China also worries U.S. firms could hand over sensitive information to its adversaries in Washington, and has imposed increasingly tough restrictions on American companies operating in the country, experts say. U.S. companies operating in China are under pressure to store data locally, making them increasingly vulnerable to Beijing scooping up proprietary data.

In other work carried by McKinsey, the firm has faced accusations of conflicts of interest, and in some cases has apologized or agreed to costly settlements out of court.

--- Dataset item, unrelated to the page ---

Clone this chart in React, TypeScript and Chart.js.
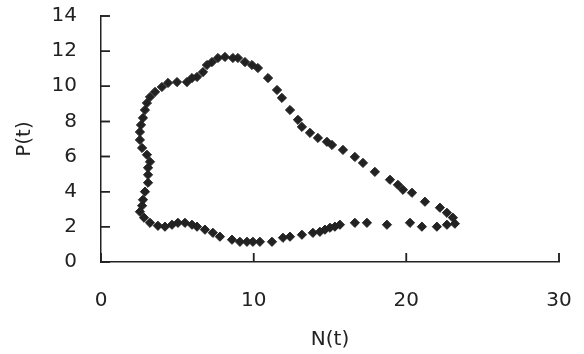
import React, { useEffect, useRef } from "react";
import { Chart, registerables } from "chart.js";

Chart.register(...registerables);

// N(t) (prey) and P(t) (predator) values
const nValues: number[] = [
  3.21, 3.73, 4.19, 4.65, 5.04, 5.5, 5.96, 6.29, 6.81, 7.33, 7.79, 8.58, 9.1, 9.56, 9.95, 10.41, 11.2,
  11.92, 12.38, 13.16, 13.88, 14.34, 14.67, 15.0, 15.32, 15.65, 16.63, 17.42, 18.73, 20.24, 21.02, 22.0,
  22.66, 23.18, 23.05, 22.66, 22.2, 21.22, 20.37, 19.78, 19.45, 18.93, 17.94, 17.16, 16.63, 15.85, 15.13,
  14.8, 14.21, 13.69, 13.16, 12.9, 12.38, 11.85, 11.53, 10.94, 10.28, 9.89, 9.43, 8.97, 8.64, 8.12, 7.66,
  7.27, 6.94, 6.68, 6.29, 5.96, 5.63, 4.98, 4.39, 3.99, 3.54, 3.21, 3.01, 2.88, 2.75, 2.62, 2.55, 2.55,
  2.69, 3.01, 3.21, 3.08, 3.08, 3.08, 2.88, 2.75, 2.69, 2.55, 2.82,
];
const pValues: number[] = [
  2.23, 2.06, 2.01, 2.12, 2.23, 2.23, 2.12, 2.01, 1.84, 1.66, 1.44, 1.27, 1.15, 1.15, 1.15, 1.15, 1.15,
  1.38, 1.44, 1.55, 1.66, 1.72, 1.84, 1.95, 2.01, 2.12, 2.23, 2.23, 2.12, 2.23, 2.01, 2.01,
  2.12, 2.18, 2.52, 2.8, 3.09, 3.43, 3.94, 4.11, 4.39, 4.68, 5.13, 5.64, 5.98, 6.38, 6.66,
  6.84, 7.06, 7.35, 7.69, 8.09, 8.65, 9.34, 9.79, 10.47, 11.04, 11.21, 11.38, 11.61, 11.61, 11.67, 11.61,
  11.38, 11.21, 10.81, 10.53, 10.47, 10.24, 10.24, 10.19, 9.96, 9.68, 9.39, 9.05, 8.65, 8.2, 7.8, 7.4, 6.95,
  6.49, 6.1, 5.7, 5.36, 4.96, 4.51, 4.0, 3.54, 3.2, 2.86, 2.52,
];

const xTickValues: number[] = [0, 10, 20, 30];
const yTickValues: number[] = [0, 2, 4, 6, 8, 10, 12, 14];

const FONT = "'DejaVu Sans', Verdana, sans-serif";
const INK = "#222222";

function drawInnerTicks(chart: any) {
  const ctx = chart.ctx;
  const area = chart.chartArea;
  const xs = chart.scales["x"];
  const ys = chart.scales["y"];
  if (!ctx || !area || !xs || !ys) return;
  const len = 9;
  ctx.save();
  ctx.strokeStyle = INK;
  ctx.lineWidth = 1.5;
  ctx.beginPath();
  for (let i = 0; i < yTickValues.length; i++) {
    const y = ys.getPixelForValue(yTickValues[i]);
    ctx.moveTo(area.left, y);
    ctx.lineTo(area.left + len, y);
  }
  for (let i = 0; i < xTickValues.length; i++) {
    const x = xs.getPixelForValue(xTickValues[i]);
    ctx.moveTo(x, area.bottom);
    ctx.lineTo(x, area.bottom - len);
  }
  ctx.stroke();
  ctx.restore();
}

const innerTicks = {
  id: "innerTicksPlugin",
  afterDatasetsDraw(chart: any) {
    drawInnerTicks(chart);
  },
};

export default function App() {
  const ref = useRef<HTMLCanvasElement | null>(null);

  useEffect(() => {
    if (!ref.current) return;
    const points = nValues.map((n, i) => ({ x: n, y: pValues[i] }));
    const chart = new Chart(ref.current, {
      type: "scatter",
      data: {
        datasets: [
          {
            data: points,
            pointStyle: "rectRot",
            pointRadius: 4.6,
            pointBorderWidth: 1,
            backgroundColor: INK,
            borderColor: INK,
          },
        ],
      },
      options: {
        animation: false,
        responsive: false,
        maintainAspectRatio: false,
        layout: { padding: { top: 16, right: 25, left: 0, bottom: 0 } },
        plugins: { legend: { display: false }, tooltip: { enabled: false } },
        scales: {
          x: {
            type: "linear",
            min: 0,
            max: 30,
            afterBuildTicks: (s: any) => {
              s.ticks = xTickValues.map((v) => ({ value: v }));
            },
            afterFit: (s: any) => {
              s.height = 92;
              s.paddingLeft = 0;
              s.paddingRight = 0;
            },
            grid: { display: false, drawTicks: false },
            border: { display: true, color: INK, width: 1.5 },
            ticks: {
              color: INK,
              padding: 27,
              font: { family: FONT, size: 20 },
              maxRotation: 0,
            },
            title: {
              display: true,
              text: "N(t)",
              color: INK,
              font: { family: FONT, size: 20 },
              padding: { top: 0, bottom: 2 },
            },
          },
          y: {
            type: "linear",
            min: 0,
            max: 14,
            afterBuildTicks: (s: any) => {
              s.ticks = yTickValues.map((v) => ({ value: v }));
            },
            afterFit: (s: any) => {
              s.width = 101;
              s.paddingTop = 0;
              s.paddingBottom = 0;
            },
            grid: { display: false, drawTicks: false },
            border: { display: true, color: INK, width: 1.5 },
            ticks: {
              color: INK,
              padding: 24,
              font: { family: FONT, size: 20 },
            },
            title: {
              display: true,
              text: "P(t)",
              color: INK,
              font: { family: FONT, size: 20 },
              padding: { top: 13, bottom: 0 },
            },
          },
        },
      },
      plugins: [innerTicks],
    });
    drawInnerTicks(chart);
    return () => chart.destroy();
  }, []);

  return (
    <div style={{ position: "fixed", left: 0, top: 0, width: 584, height: 354, background: "#fff" }}>
      <canvas ref={ref} width={584} height={354} style={{ width: 584, height: 354, display: "block" }} />
    </div>
  );
}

Earlier this year, McKinsey agreed to pay nearly $600 million to settle investigations into its role in helping boost opioid sales. Lawsuits turned up documents showing how McKinsey pushed to ramp up sales of Purdue Pharma’s OxyContin painkiller as a deadly opioid crisis gripped the country. The firm also sought to help Purdue fend off potential regulations by the FDA, even as it did consulting work for the FDA, according to court documents.

The House Committee on Oversight and Reform announced this month that it was launching an investigation into McKinsey’s consulting work for the opioid manufacturers, seeking documents regarding “the company’s conflict of interest, and its apparent failure to monitor and prevent harmful practices.”

McKinsey has come under federal investigation and been sued over allegedly flouting bankruptcy laws that require advisers to be disinterested advocates for clients and to disclose all relationships that might give rise to a conflict of interest.

In 2019, McKinsey paid $15 million to settle an inquiry by a unit of the Justice Department into whether it violated disclosure rules designed to prevent conflicts of interest in corporate bankruptcies. The firm, however, did not admit to any wrongdoing.

Last year, McKinsey agreed to forfeit millions of dollars in fees for advising Westmoreland Coal Co. in its bankruptcy, as part of a deal with federal officials probing Westmoreland’s compliance with bankruptcy laws.

In South Africa, the consulting giant became embroiled in a corruption scandal after authorities began a fraud investigation into a $120 million contract McKinsey had worked on with a public utility company, Eskom. The company had ties to the billionaire Gupta family, close friends of former President Jacob Zuma who were found to have pocketed public funds by South Africa’s anti-corruption watchdog in 2016.

Eskom workers cut illegal connections during a energy management and losses campaign in Gauteng, South Africa, on Sept. 29, 2020.Alet Pretoriu / Gallo Images via Getty Images file

McKinsey issued an apology in 2017 over the Gupta case, saying it was “embarrassed” by the individuals whose work “fell short of our standards.”

“There appears to be a pattern of behavior from McKinsey,” said Sen. Maggie Hassan, D-N.H. “Whether it be the health of Americans or the national security of our country, McKinsey has repeatedly taken actions that create serious concerns about conflicts of interest.”

McDonald, author of "The Firm," said the company’s bankruptcy work, its role in the opioid crisis and other examples show it has failed to regulate itself.

“They say the nature of the business is such that we maintain strict confidentiality. OK, well then in that case, you're the only ones that can regulate this,” McDonald said. “And all the recent evidence in the last few decades suggests that they are either incapable, inept or not inclined to do so.”